When you’re confident in who you are, you won’t feel the need to constantly look for reassurance from him.
6. Learn to Let Go
Sometimes, you just have to let go of the need to control or understand everything. Relationships aren’t always predictable, and that’s okay. Letting go doesn’t mean you stop caring; it means you stop trying to figure everything out all the time.
- Accept that uncertainty is part of relationships. There will always be things you don’t know or can’t predict. Learning to live with a little bit of uncertainty can be freeing.
- Stop trying to read his mind. You’re not a mind reader, and you don’t have to be. Instead of assuming you know what he’s thinking, let him tell you in his own time.

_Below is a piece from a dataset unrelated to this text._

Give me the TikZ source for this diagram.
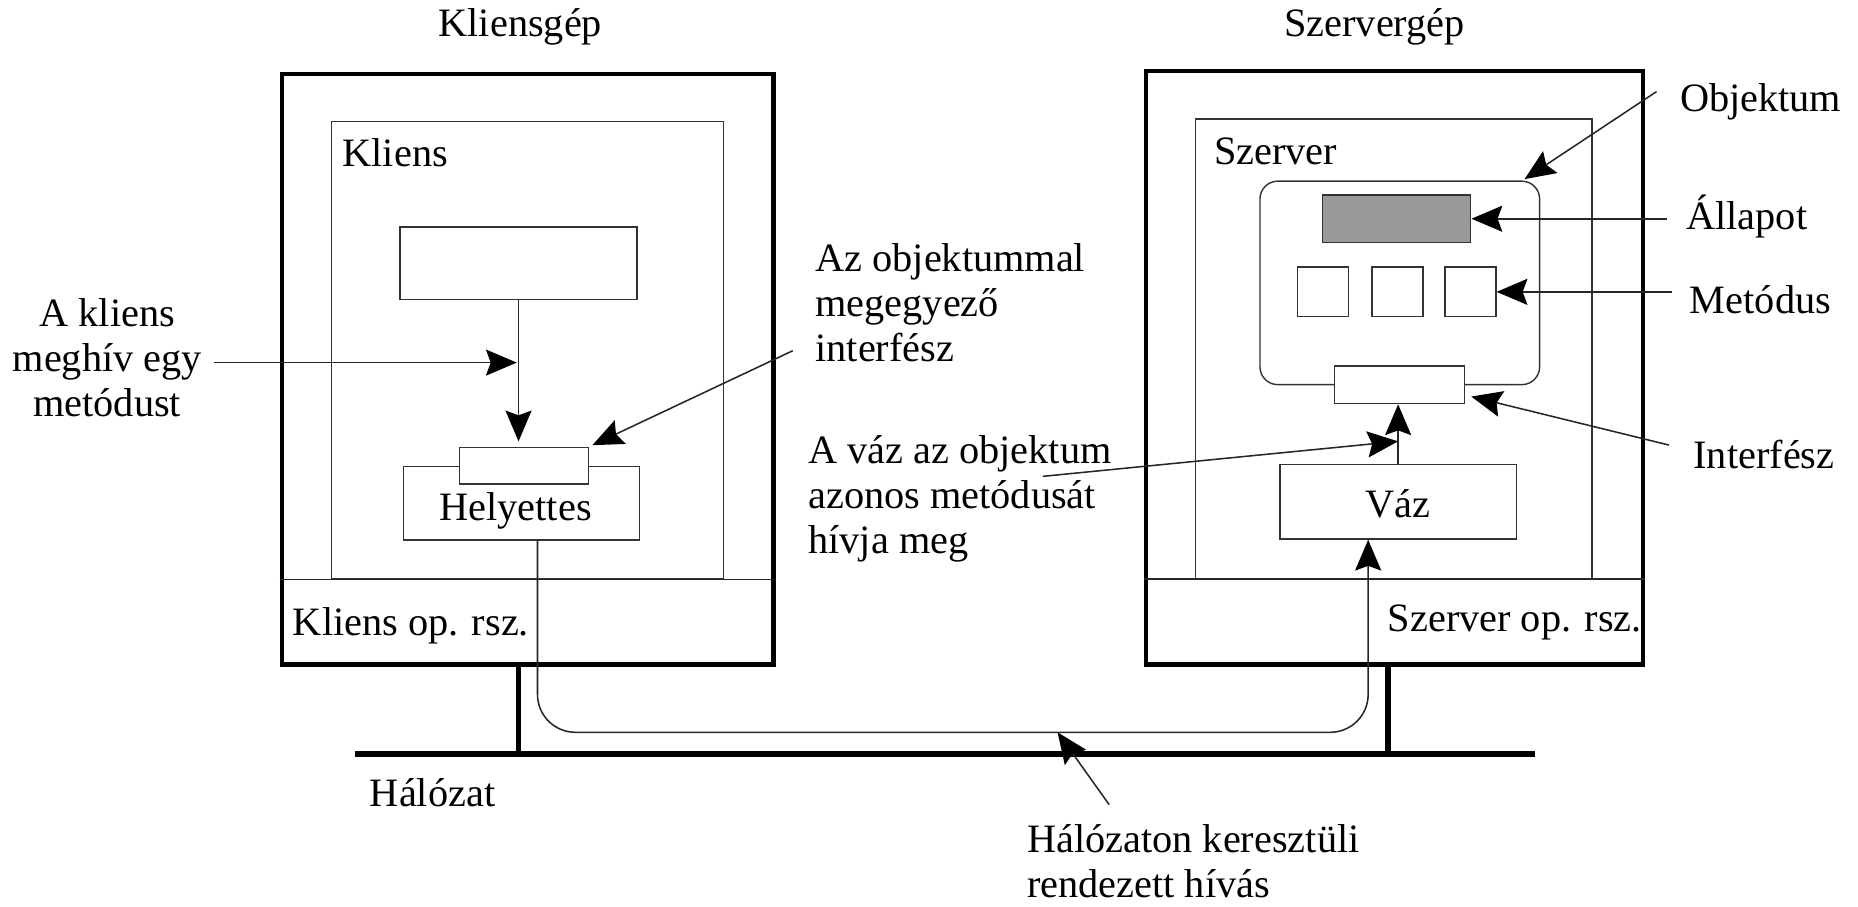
\documentclass[tikz,border=0pt]{standalone}
\usepackage{fontspec}
\setmainfont{Liberation Serif}
\usetikzlibrary{arrows.meta,calc}
\begin{document}
\begin{tikzpicture}[x=1pt,y=-1pt,
  every node/.style={font=\fontsize{34pt}{38pt}\selectfont, inner sep=0pt},
  machine/.style={draw=black, line width=3.5pt, anchor=north west},
  proc/.style={draw=black!80, line width=1.2pt, anchor=north west},
  part/.style={draw=black!80, line width=1.2pt, fill=white, anchor=north west},
  conn/.style={draw=black!85, line width=1.3pt},
  arr/.style={-{Stealth[length=26pt,width=22pt,inset=4pt,color=black]}},
  lbl/.style={anchor=base west},
  note/.style={align=left, anchor=base west}
]
\useasboundingbox (0,0) rectangle (1568,765);

% machine titles
\node[lbl] (ctitle) at (370,31) {Kliensgép};
\node[lbl] (stitle) at (1083.6,31) {Szervergép};

% processes (drawn first, machines on top)
\node[proc, minimum width=331pt, minimum height=386pt] (cp) at (279,102) {};
\node[proc, minimum width=334.5pt, minimum height=387.5pt] (sp) at (1008.5,100) {};

% machines
\node[machine, minimum width=415pt, minimum height=498pt] (cm) at (236,61) {};
\node[machine, minimum width=419pt, minimum height=501pt] (sm) at (965.5,58) {};

% operating system strips
\draw[conn] (cm.west |- cp.south) -- (cm.east |- cp.south);
\draw[conn] (sm.west |- sp.south) -- (sm.east |- sp.south);

\node[lbl] (cpl) at (289,140.7) {Kliens};
\node[lbl] (spl) at (1024.5,139) {Szerver};
\node[lbl] (cos) at (247,536) {Kliens op. rsz.};
\node[lbl] (sos) at (1171,532.6) {Szerver op. rsz.};

% client side
\node[part, minimum width=200pt, minimum height=61pt] (caller) at (337,191) {};
\node[part, minimum width=199pt, minimum height=62pt] (stub) at (340,393) {};
\node[part, minimum width=109pt, minimum height=31pt] (cifc) at (387,377) {};
\node[anchor=base] (stubl) at ([xshift=-5pt,yshift=-15pt]stub.center) {Helyettes};

% server side
\node[part, rounded corners=15pt, minimum width=236pt, minimum height=171.7pt] (obj) at (1062.7,152.3) {};
\node[part, fill=black!40, minimum width=125pt, minimum height=40pt] (state) at (1115.6,164) {};
\node[part, minimum width=43pt, minimum height=42pt] (m1) at (1094.5,224.7) {};
\node[part, minimum width=43pt, minimum height=42pt] (m2) at (1157.3,224.7) {};
\node[part, minimum width=43pt, minimum height=42pt] (m3) at (1218.8,224.7) {};
\node[part, minimum width=110pt, minimum height=31.6pt] (sifc) at (1125.4,308.4) {};
\node[part, minimum width=199.4pt, minimum height=62.7pt] (skel) at (1079.6,391.6) {};
\node[anchor=base] (skell) at ([yshift=-13pt]skel.center) {Váz};

% network
\coordinate (netL) at (300,636);
\coordinate (netR) at (1295,636);
\draw[line width=5pt] (netL) -- (netR);
\coordinate (ctap) at ([xshift=-7.5pt]cm.south);
\coordinate (stap) at ([xshift=-5.5pt]sm.south);
\draw[line width=4.5pt] (ctap) -- (ctap |- netL);
\draw[line width=4.5pt] (stap) -- (stap |- netL);
\node[lbl] (lblnetw) at (312,680.7) {Hálózat};

% marshalled call through the network
\coordinate (sendpt) at ([xshift=13.5pt]stub.south);
\coordinate (recvpt) at ([xshift=-25.3pt]skel.south);
\coordinate (wire) at (892.5,618);
\draw[conn, arr, rounded corners=32pt] (sendpt) |- (wire) -| (recvpt);

% local calls
\draw[conn, arr, shorten >=4.5pt] (caller.south) -- (caller.south |- cifc.north);
\draw[conn, arr] (skel.north) -- (skel.north |- sifc.south);

% annotations, left (multi-line nodes sit on their last baseline)
\node[align=center, anchor=base, inner xsep=10pt] (lblcall) at (90.5,351.6) {A kliens\\meghív egy\\metódust};
\coordinate (callhit) at (caller.south |- 0,306);
\draw[conn, arr, shorten >=1.5pt] (lblcall.east |- callhit) -- (callhit);

\node[note] (lblifc) at (688,305) {Az objektummal\\megegyező\\interfész};
\coordinate (ifcsrc) at (669,296);
\draw[conn, arr, shorten >=3pt] (ifcsrc) -- (cifc.north east);

\node[note] (lblskel) at (682,467) {A váz az objektum\\azonos metódusát\\hívja meg};
\coordinate (skelsrc) at (880,402);
\coordinate (skelhit) at ($(skel.north)!0.38!(skel.north |- sifc.south)$);
\draw[conn, arr] (skelsrc) -- (skelhit);

\node[note] (lblmarsh) at (866.7,757.8) {Hálózaton keresztüli\\rendezett hívás};
\coordinate (marshsrc) at (936,679);
\draw[conn, arr] (marshsrc) -- (wire);

% annotations, right
\node[lbl] (lblobj) at (1417.7,94.3) {Objektum};
\coordinate (objsrc) at (1398,77.3);
\draw[conn, arr, shorten >=2pt] (objsrc) -- ([xshift=-15pt]obj.north east);

\node[lbl] (lblstate) at (1423,194) {Állapot};
\coordinate (statesrc) at (1407,0);
\draw[conn, arr] (statesrc |- state.east) -- (state.east);

\node[lbl] (lblmeth) at (1426,264.4) {Metódus};
\coordinate (methsrc) at (1411,0);
\draw[conn, arr] (methsrc |- m3.east) -- (m3.east);

\node[lbl] (lblsifc) at (1429,395.2) {Interfész};
\coordinate (sifcsrc) at (1408.5,375.6);
\coordinate (sifchit) at ([xshift=5pt]$(sifc.east)!0.6!(sifc.south east)$);
\draw[conn, arr] (sifcsrc) -- (sifchit);
\end{tikzpicture}
\end{document}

Letting go of the need to overanalyze doesn’t mean you don’t care—it means you’re choosing to trust the relationship and let things unfold naturally.
Remember, It’s Okay to Have Questions—Just Don’t Let Them Control You
It’s normal to have questions and concerns in a relationship. It’s okay to wonder if things are going well or if there’s something you should be aware of. The key is not to let those questions take over your thoughts and make you feel anxious all the time.
You don’t need to decode every action or analyze every word to know that someone cares. Trust yourself, trust the relationship, and trust that you’re worthy of love just as you are.
Final Thoughts
Overanalyzing everything he does isn’t helping you—it’s holding you back. It’s time to break free from that cycle and start enjoying your relationship without all the stress. Practice mindfulness, set boundaries with your thoughts, and focus on building your own confidence.
Remember, you don’t need to have all the answers right now. It’s okay to let go, relax, and let love happen. After all, the best moments in a relationship are the ones you don’t see coming.